-- start --
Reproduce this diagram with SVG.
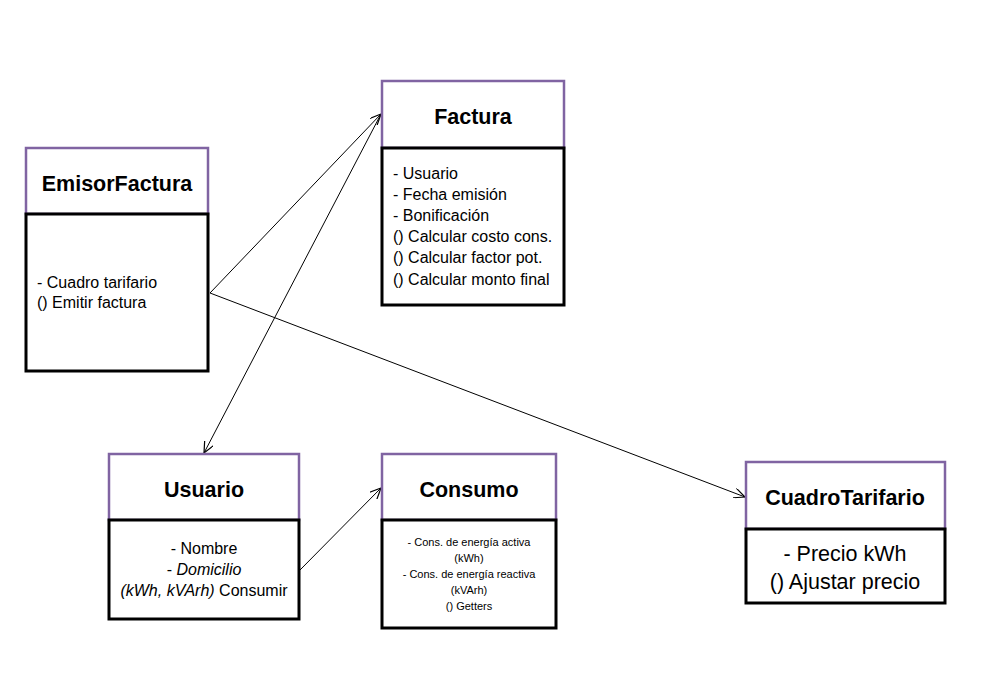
<svg xmlns="http://www.w3.org/2000/svg" width="987" height="680" viewBox="0 0 987 680">
<style>
.hd{fill:#fff;stroke:#8064A2;stroke-width:2.5}
.bd{fill:#fff;stroke:#000;stroke-width:3}
.t{font-family:"Liberation Sans",Arial,sans-serif;font-weight:bold;font-size:21.5px;fill:#000;text-anchor:middle}
.b{font-family:"Liberation Sans",Arial,sans-serif;font-size:16px;fill:#000}
.s{font-family:"Liberation Sans",Arial,sans-serif;font-size:11px;fill:#000;text-anchor:middle}
.l{font-family:"Liberation Sans",Arial,sans-serif;font-size:21.5px;fill:#000;text-anchor:middle}
.c{stroke:#000;stroke-width:1;fill:none;marker-end:url(#ah)}
</style>
<defs>
<marker id="ah" viewBox="0 0 12 10" refX="11" refY="5" markerWidth="12" markerHeight="10" markerUnits="userSpaceOnUse" orient="auto">
<path d="M0,0 L11,5 L0,10" fill="none" stroke="#000" stroke-width="1.2"/>
</marker>
</defs>
<rect width="987" height="680" fill="#fff"/>
<g id="connectors">
<line class="c" x1="210" y1="293" x2="381" y2="114"/>
<line class="c" x1="381" y1="114" x2="204" y2="453"/>
<line class="c" x1="210" y1="293" x2="745" y2="497"/>
<line class="c" x1="300" y1="570" x2="381" y2="488"/>
</g>
<g id="EmisorFactura">
<rect class="hd" x="26" y="148" width="182" height="66"/>
<rect class="bd" x="26" y="214" width="182" height="157"/>
<text class="t" x="117" y="191">EmisorFactura</text>
<text class="b" x="37" y="288">- Cuadro tarifario</text>
<text class="b" x="37" y="308">() Emitir factura</text>
</g>
<g id="Factura">
<rect class="hd" x="382" y="81" width="182" height="67"/>
<rect class="bd" x="382" y="148" width="182" height="157"/>
<text class="t" x="473" y="124">Factura</text>
<text class="b" x="393" y="179">- Usuario</text>
<text class="b" x="393" y="200">- Fecha emisión</text>
<text class="b" x="393" y="221">- Bonificación</text>
<text class="b" x="393" y="242">() Calcular costo cons.</text>
<text class="b" x="393" y="263">() Calcular factor pot.</text>
<text class="b" x="393" y="285">() Calcular monto final</text>
</g>
<g id="Usuario">
<rect class="hd" x="109" y="454" width="190" height="66"/>
<rect class="bd" x="109" y="520" width="190" height="99"/>
<text class="t" x="204" y="497">Usuario</text>
<text class="b" x="204" y="554" text-anchor="middle">- Nombre</text>
<text class="b" x="204" y="575" text-anchor="middle">- <tspan font-style="italic">Domicilio</tspan></text>
<text class="b" x="204" y="596" text-anchor="middle"><tspan font-style="italic">(kWh, kVArh)</tspan> Consumir</text>
</g>
<g id="Consumo">
<rect class="hd" x="382" y="454" width="174" height="66"/>
<rect class="bd" x="382" y="520" width="174" height="108"/>
<text class="t" x="469" y="497">Consumo</text>
<text class="s" x="469" y="546">- Cons. de energía activa</text>
<text class="s" x="469" y="562">(kWh)</text>
<text class="s" x="469" y="578">- Cons. de energía reactiva</text>
<text class="s" x="469" y="594">(kVArh)</text>
<text class="s" x="469" y="610">() Getters</text>
</g>
<g id="CuadroTarifario">
<rect class="hd" x="746" y="462" width="199" height="67"/>
<rect class="bd" x="746" y="529" width="199" height="74"/>
<text class="t" x="845" y="505">CuadroTarifario</text>
<text class="l" x="845" y="561">- Precio kWh</text>
<text class="l" x="845" y="589">() Ajustar precio</text>
</g>
</svg>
-- end --
Written instruction:
Give the data above again in full and unchanged, skipping the pictures.

Answer below:
Reproduce this diagram with SVG.
<svg xmlns="http://www.w3.org/2000/svg" width="987" height="680" viewBox="0 0 987 680">
<style>
.hd{fill:#fff;stroke:#8064A2;stroke-width:2.5}
.bd{fill:#fff;stroke:#000;stroke-width:3}
.t{font-family:"Liberation Sans",Arial,sans-serif;font-weight:bold;font-size:21.5px;fill:#000;text-anchor:middle}
.b{font-family:"Liberation Sans",Arial,sans-serif;font-size:16px;fill:#000}
.s{font-family:"Liberation Sans",Arial,sans-serif;font-size:11px;fill:#000;text-anchor:middle}
.l{font-family:"Liberation Sans",Arial,sans-serif;font-size:21.5px;fill:#000;text-anchor:middle}
.c{stroke:#000;stroke-width:1;fill:none;marker-end:url(#ah)}
</style>
<defs>
<marker id="ah" viewBox="0 0 12 10" refX="11" refY="5" markerWidth="12" markerHeight="10" markerUnits="userSpaceOnUse" orient="auto">
<path d="M0,0 L11,5 L0,10" fill="none" stroke="#000" stroke-width="1.2"/>
</marker>
</defs>
<rect width="987" height="680" fill="#fff"/>
<g id="connectors">
<line class="c" x1="210" y1="293" x2="381" y2="114"/>
<line class="c" x1="381" y1="114" x2="204" y2="453"/>
<line class="c" x1="210" y1="293" x2="745" y2="497"/>
<line class="c" x1="300" y1="570" x2="381" y2="488"/>
</g>
<g id="EmisorFactura">
<rect class="hd" x="26" y="148" width="182" height="66"/>
<rect class="bd" x="26" y="214" width="182" height="157"/>
<text class="t" x="117" y="191">EmisorFactura</text>
<text class="b" x="37" y="288">- Cuadro tarifario</text>
<text class="b" x="37" y="308">() Emitir factura</text>
</g>
<g id="Factura">
<rect class="hd" x="382" y="81" width="182" height="67"/>
<rect class="bd" x="382" y="148" width="182" height="157"/>
<text class="t" x="473" y="124">Factura</text>
<text class="b" x="393" y="179">- Usuario</text>
<text class="b" x="393" y="200">- Fecha emisión</text>
<text class="b" x="393" y="221">- Bonificación</text>
<text class="b" x="393" y="242">() Calcular costo cons.</text>
<text class="b" x="393" y="263">() Calcular factor pot.</text>
<text class="b" x="393" y="285">() Calcular monto final</text>
</g>
<g id="Usuario">
<rect class="hd" x="109" y="454" width="190" height="66"/>
<rect class="bd" x="109" y="520" width="190" height="99"/>
<text class="t" x="204" y="497">Usuario</text>
<text class="b" x="204" y="554" text-anchor="middle">- Nombre</text>
<text class="b" x="204" y="575" text-anchor="middle">- <tspan font-style="italic">Domicilio</tspan></text>
<text class="b" x="204" y="596" text-anchor="middle"><tspan font-style="italic">(kWh, kVArh)</tspan> Consumir</text>
</g>
<g id="Consumo">
<rect class="hd" x="382" y="454" width="174" height="66"/>
<rect class="bd" x="382" y="520" width="174" height="108"/>
<text class="t" x="469" y="497">Consumo</text>
<text class="s" x="469" y="546">- Cons. de energía activa</text>
<text class="s" x="469" y="562">(kWh)</text>
<text class="s" x="469" y="578">- Cons. de energía reactiva</text>
<text class="s" x="469" y="594">(kVArh)</text>
<text class="s" x="469" y="610">() Getters</text>
</g>
<g id="CuadroTarifario">
<rect class="hd" x="746" y="462" width="199" height="67"/>
<rect class="bd" x="746" y="529" width="199" height="74"/>
<text class="t" x="845" y="505">CuadroTarifario</text>
<text class="l" x="845" y="561">- Precio kWh</text>
<text class="l" x="845" y="589">() Ajustar precio</text>
</g>
</svg>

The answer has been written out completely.